Actually, I had a minor setback yesterday morning, but all in all I'm still feeling pretty good...

 

I stayed at the new girls house on Thursday night, and left from her place to head to work on Friday morning...

 

The new girl lives in the same town as the old one, just on opposite ends. Sure enough, on the drive to work, I drove by the ex going the other way. I doubt she noticed me due to the volume of traffic, but I did see her.

 

It shook me up for a few hours, but still, I was strong enough not to contact her. It was the first time since I moved my stuff out that I have been anywhere near where she was. Usually we would never be in the same locations. It just felt odd to see her, even just driving her car.

 

I woke up this morning pretty much feeling as I did after seeing her yesterday.
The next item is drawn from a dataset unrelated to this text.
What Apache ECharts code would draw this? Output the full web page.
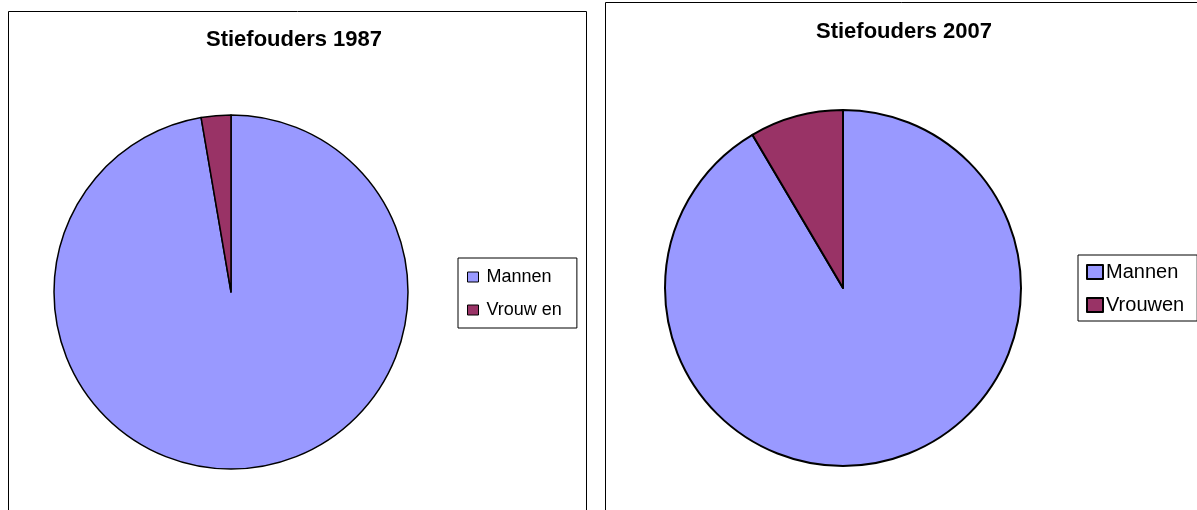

I miss her an awful lot, but I still realize that only SHE can turn this around. I did all I could. I'm still continuing my walk away from her, there is no sense in bothering to chase. It's just not worth it if she doesn't see my worth ON HER OWN.

Posted

One month, huh? that's tough. this is my 8th. i can't say that things necessarily get "better", but they do tone down a bit. i don't see her because we're not in the same state anymore, but her friends were mine, so my friends still mention her and i get that queasy feeling. anyhow, i'm glad that you were brave enough to keep out of contact. I think contact is what makes it hard. although you may never forget her until you die, i hope that you'll be able to move on safely, and become a better person, learning from your mistakes. good luck, be strong now!